Facts About Junk Email

1. There is no way for GPS to simply block all of this junk.

You might think "why can't Caltech or GPS or someone just stop all of this junk from getting to my mailbox"? The answer is that while some mail is obvious junk, there is quite a lot where it is hard to tell. In fact, what is desirable one day can become junk a week later (for example, if you sign up for emailed news updates about some topic which you soon find you don't care about, and can't figure out how to get the senders to stop sending you). No computer program can discriminate between junk email and desirable email with 100% accuracy, and GPS does not want to throw away legitimate email in the name of stopping junk email, as the consequences could be disastrous (imagine a faculty member not receiving an important email while trying to meet a tight deadline for a multimillion dollar funding proposal, for example).

Caltech also has a dedication to academic freedom and the free exchange of ideas, and it would not be right for a Caltech department to stop academic colleagues of people on campus from communicating with them just because their mail happens to come from locations frequented by junk emailers.

Please believe us that if GPS could block all of the junk, we would! A significant fraction of our mail servers' performance is wasted due to having to process junk email.

2. There is usually no way to track down the senders of junk email, or to stop them from using forged "From" addresses.

The SMTP protocol that underlies the sending and processing of email was designed for a more trusting Internet. In particular, there is no requirement, when connecting to a mail server, that you prove in any way that you are who you say you are in the "From" address. Fly-by-night operators thus set up accounts with large services like AOL or Hotmail, send out spam for a short time (often with a forged "From" address), then close the account and move on -- by the time anyone decides to complain, the account no longer exists. Sometimes junk mail is sent with a Reply-To email address of a real, innocent person, but really came From another address entirely. Junk emailers are also using "spambots" - programs installed on other people's computers by tricking them, or by exploiting security flaws. In such a case the person who owns the computer which is actually sending the junk email doesn't even know that it's happening.

Some mail servers are beginning to require authentication for outgoing email to hinder spam relaying. The GPS email servers themselves require authentication of outgoing email if you are trying to send mail using your GPS account from a computer which is not connected to the Caltech network. 

3. This problem is not restricted to Caltech.

Junk email is on the rise everywhere on the Internet.

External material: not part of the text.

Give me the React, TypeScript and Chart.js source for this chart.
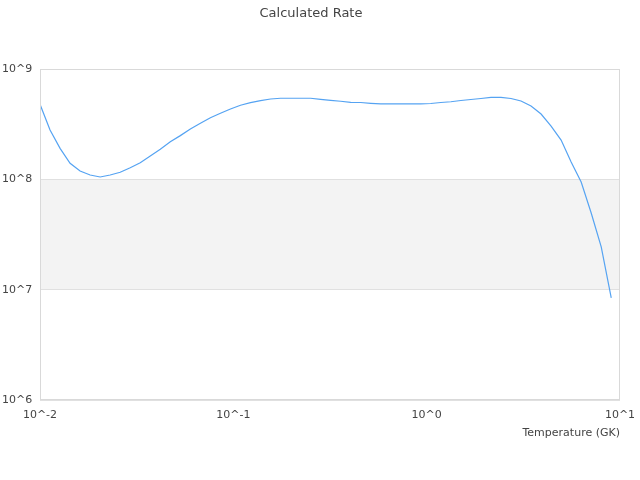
import React, { useEffect, useRef } from 'react';
import { Chart, registerables, ChartConfiguration } from 'chart.js';

Chart.register(...registerables);

// temperature grid (GK), log spaced from 0.01 to 9
const temperatures = [
  0.01, 0.01127, 0.0127, 0.01431, 0.01612, 0.01817, 0.02047, 0.02306, 0.02599,
  0.02929, 0.033, 0.03718, 0.0419, 0.04721, 0.0532, 0.05994, 0.06755, 0.07611,
  0.08576, 0.09664, 0.1089, 0.1227, 0.1383, 0.1558, 0.1755, 0.1976, 0.2227,
  0.2509, 0.2827, 0.3186, 0.359, 0.4045, 0.4558, 0.5136, 0.5787, 0.6521,
  0.7348, 0.8279, 0.9329, 1.05, 1.184, 1.334, 1.503, 1.693, 1.908, 2.15, 2.423,
  2.73, 3.076, 3.466, 3.906, 4.401, 4.959, 5.588, 6.297, 7.096, 7.996, 9.01,
];

// calculated rate
const rates = [
  4.79e8, 2.8e8, 1.91e8, 1.4e8, 1.19e8, 1.094e8, 1.05e8, 1.094e8, 1.158e8,
  1.274e8, 1.415e8, 1.627e8, 1.872e8, 2.19e8, 2.49e8, 2.86e8, 3.22e8, 3.62e8,
  3.97e8, 4.34e8, 4.69e8, 4.95e8, 5.16e8, 5.35e8, 5.43e8, 5.43e8, 5.43e8,
  5.43e8, 5.31e8, 5.2e8, 5.1e8, 4.99e8, 4.97e8, 4.89e8, 4.82e8, 4.82e8, 4.82e8,
  4.82e8, 4.82e8, 4.87e8, 4.97e8, 5.05e8, 5.18e8, 5.29e8, 5.4e8, 5.52e8,
  5.52e8, 5.4e8, 5.13e8, 4.62e8, 3.91e8, 3.04e8, 2.27e8, 1.436e8, 9.46e7,
  4.95e7, 2.44e7, 8.41e6,
];

const xTicks = [0.01, 0.1, 1, 10];
const yTicks = [1e6, 1e7, 1e8, 1e9];

const textColor = '#444444';
const font = 'DejaVu Sans';

const expLabel = (v: number) => '10^' + Math.round(Math.log10(v));

// grey band between 10^7 and 10^8, plus a frame round the plot area
const bandPlugin = {
  id: 'band',
  beforeDraw(chart: any) {
    const { ctx, chartArea, scales } = chart;
    const yTop = scales.y.getPixelForValue(1e8);
    const yBot = scales.y.getPixelForValue(1e7);
    ctx.save();
    ctx.fillStyle = '#f3f3f3';
    ctx.fillRect(chartArea.left, yTop, chartArea.right - chartArea.left, yBot - yTop);
    ctx.restore();
  },
  afterDatasetsDraw(chart: any) {
    const { ctx, chartArea } = chart;
    ctx.save();
    ctx.strokeStyle = '#d9d9d9';
    ctx.lineWidth = 1;
    ctx.strokeRect(
      Math.round(chartArea.left) + 0.5,
      Math.round(chartArea.top) + 0.5,
      Math.round(chartArea.right - chartArea.left) - 1,
      Math.round(chartArea.bottom - chartArea.top) - 1
    );
    ctx.restore();
  },
};

const App: React.FC = () => {
  const canvasRef = useRef<HTMLCanvasElement>(null);

  useEffect(() => {
    if (!canvasRef.current) return;

    const config: ChartConfiguration = {
      type: 'line',
      data: {
        datasets: [
          {
            label: 'Rate',
            data: temperatures.map((t, i) => ({ x: t, y: rates[i] })),
            borderColor: '#55a3f2',
            borderWidth: 1.2,
            pointRadius: 0,
            tension: 0,
            fill: false,
          },
        ],
      },
      options: {
        animation: false,
        responsive: false,
        devicePixelRatio: 1,
        layout: { padding: { left: 2, right: 20, top: 0, bottom: 40 } },
        plugins: {
          legend: { display: false },
          tooltip: { enabled: false },
          title: {
            display: true,
            text: 'Calculated Rate',
            color: textColor,
            font: { family: font, size: 13, weight: 'normal' },
            padding: { top: 6, bottom: 47.4 },
          },
        },
        scales: {
          x: {
            type: 'logarithmic',
            min: 0.01,
            max: 10,
            afterBuildTicks: (scale: any) => {
              scale.ticks = xTicks.map((v) => ({ value: v }));
            },
            afterFit: (scale: any) => {
              scale.height = 40;
              scale.paddingLeft = 0;
              scale.paddingRight = 0;
            },
            grid: { display: false, drawTicks: false },
            border: { display: false },
            ticks: {
              color: textColor,
              font: { family: font, size: 11 },
              padding: 9,
              maxRotation: 0,
              autoSkip: false,
              callback: (v: any) => expLabel(Number(v)),
            },
            title: {
              display: true,
              text: 'Temperature (GK)',
              align: 'end',
              color: textColor,
              font: { family: font, size: 11 },
              padding: { top: 4, bottom: 0 },
            },
          },
          y: {
            type: 'logarithmic',
            min: 1e6,
            max: 1e9,
            afterBuildTicks: (scale: any) => {
              scale.ticks = yTicks.map((v) => ({ value: v }));
            },
            afterFit: (scale: any) => {
              scale.width = 38;
            },
            grid: { color: '#e0e0e0', drawTicks: false },
            border: { display: false },
            ticks: {
              color: textColor,
              font: { family: font, size: 11 },
              crossAlign: 'far',
              autoSkip: false,
              callback: (v: any) => expLabel(Number(v)),
            },
          },
        },
      },
      plugins: [bandPlugin],
    };

    const chart = new Chart(canvasRef.current, config);
    return () => chart.destroy();
  }, []);

  return (
    <div style={{ position: 'absolute', left: 0, top: 0, width: 640, height: 480 }}>
      <canvas ref={canvasRef} width={640} height={480} />
    </div>
  );
};

export default App;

Some service providers claim they can stop spam from coming to you, but they can only do that by taking aggressive measures that have a good chance of blocking legitimate email along with the junk mail. The reasons GPS (and the IT departments of other universities) cannot do that are outlined above.

 

Things you shouldn't do about junk email

1. Attempt to use an "unsubscribe" web link or email address.

A lot of unsolicited junk email comes with a claim you can unsubscribe, along with a web link to click on or an email address to send to. Think of this as a form of bait, and don't take it! Junk emailers send mail to large numbers of addresses, many of which don't work. If you click on the link or reply to the email, they now know your address works and has someone reading mail sent to it, and they will most likely now never stop mailing you.

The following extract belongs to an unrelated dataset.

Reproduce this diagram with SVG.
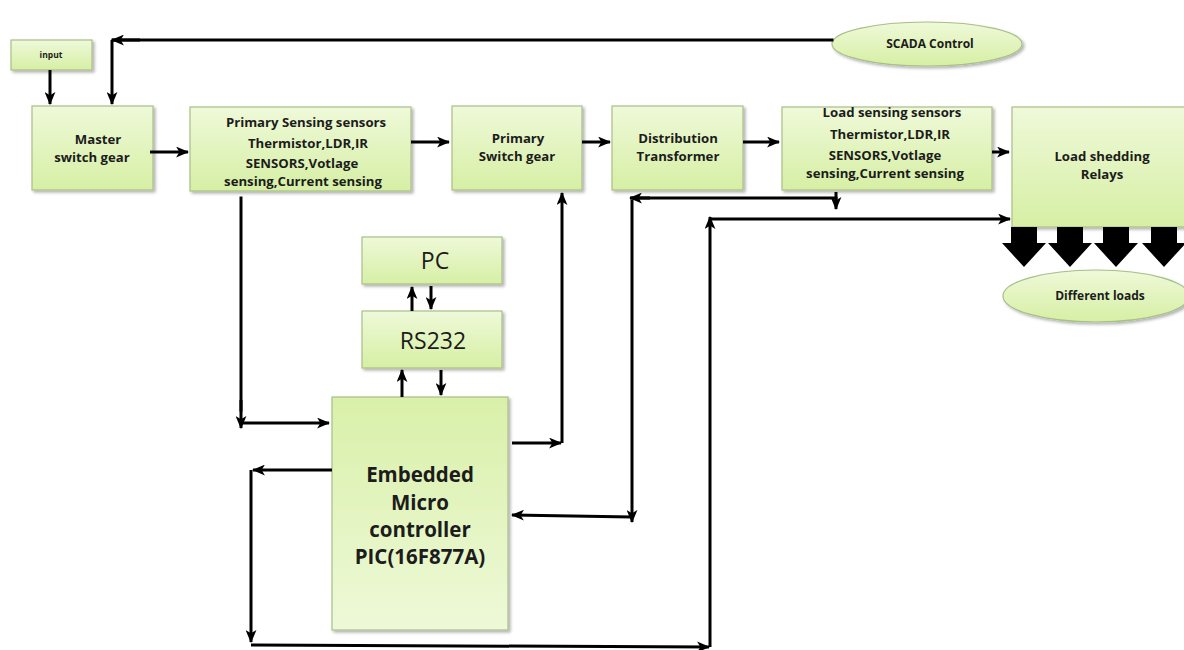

Now, this warning doesn't apply to all mail - legitimate email lists do have an unsubscription method. However, this warning is generally valid for emails trying to sell you a product or service from a company you've never dealt with before.

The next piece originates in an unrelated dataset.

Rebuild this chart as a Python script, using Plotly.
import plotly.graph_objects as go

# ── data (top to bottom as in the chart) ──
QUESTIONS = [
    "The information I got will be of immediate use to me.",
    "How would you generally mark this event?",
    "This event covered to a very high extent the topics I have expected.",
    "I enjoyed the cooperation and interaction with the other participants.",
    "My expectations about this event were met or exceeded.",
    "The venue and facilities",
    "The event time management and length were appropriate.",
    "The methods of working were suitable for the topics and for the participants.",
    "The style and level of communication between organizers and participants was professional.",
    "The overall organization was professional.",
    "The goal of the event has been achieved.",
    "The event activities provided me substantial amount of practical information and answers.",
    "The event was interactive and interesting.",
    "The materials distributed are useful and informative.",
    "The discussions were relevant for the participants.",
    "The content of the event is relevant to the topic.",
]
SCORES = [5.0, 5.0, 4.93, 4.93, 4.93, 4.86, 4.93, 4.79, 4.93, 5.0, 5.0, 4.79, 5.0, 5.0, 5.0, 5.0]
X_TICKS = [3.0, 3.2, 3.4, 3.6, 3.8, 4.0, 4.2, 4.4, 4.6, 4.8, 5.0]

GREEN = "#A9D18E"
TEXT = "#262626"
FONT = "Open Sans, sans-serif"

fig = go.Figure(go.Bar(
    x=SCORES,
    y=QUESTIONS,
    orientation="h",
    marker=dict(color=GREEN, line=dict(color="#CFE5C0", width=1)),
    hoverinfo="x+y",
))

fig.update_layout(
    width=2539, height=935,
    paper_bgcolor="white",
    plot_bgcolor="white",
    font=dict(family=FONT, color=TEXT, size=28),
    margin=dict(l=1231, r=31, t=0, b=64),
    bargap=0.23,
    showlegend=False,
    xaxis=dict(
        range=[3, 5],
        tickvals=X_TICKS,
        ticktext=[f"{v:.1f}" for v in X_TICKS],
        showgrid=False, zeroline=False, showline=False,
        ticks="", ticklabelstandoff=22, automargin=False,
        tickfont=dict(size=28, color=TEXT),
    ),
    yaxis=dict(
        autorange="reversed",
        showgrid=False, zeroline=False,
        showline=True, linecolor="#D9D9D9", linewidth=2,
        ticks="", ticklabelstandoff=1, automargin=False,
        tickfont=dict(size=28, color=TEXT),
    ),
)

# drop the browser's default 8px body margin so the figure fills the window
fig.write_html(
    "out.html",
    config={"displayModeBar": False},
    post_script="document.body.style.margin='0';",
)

2. Send lots of mail to the sender to punish them.

This tactic is known as "mailbombing" and is both ineffective and unethical. It is ineffective because the listed sender may not actually be the real sender, as described above. It is unethical because it may wind up punishing an innocent person; because it puts a load on the IMSS mail server, hurting everyone else on campus trying to send mail; and it may cause an Internet service provider to start rejecting all mail from Caltech, which again hurts everyone else on campus.

3. Forward junk email to GPS Help Staff.

In your frustration you may want to forward some particularly egregious piece of junk mail to the GPS help staff. Please believe us when we say that we know junk email is a problem for everyone in the Division and we are taking what limited steps we can to stop it.

4. Try changing your email address to avoid spam.

As mentioned above, junk emailers use automated harvesting techniques to find new addresses to send mail to. Changing your email address will only provide a temporary respite and will cause a great deal of inconvenience for the people trying to contact you at your old address. IMSS policy is to refuse to change account usernames for the purpose of spam avoidance. (We will do so for cases of harassment, however; please see below.)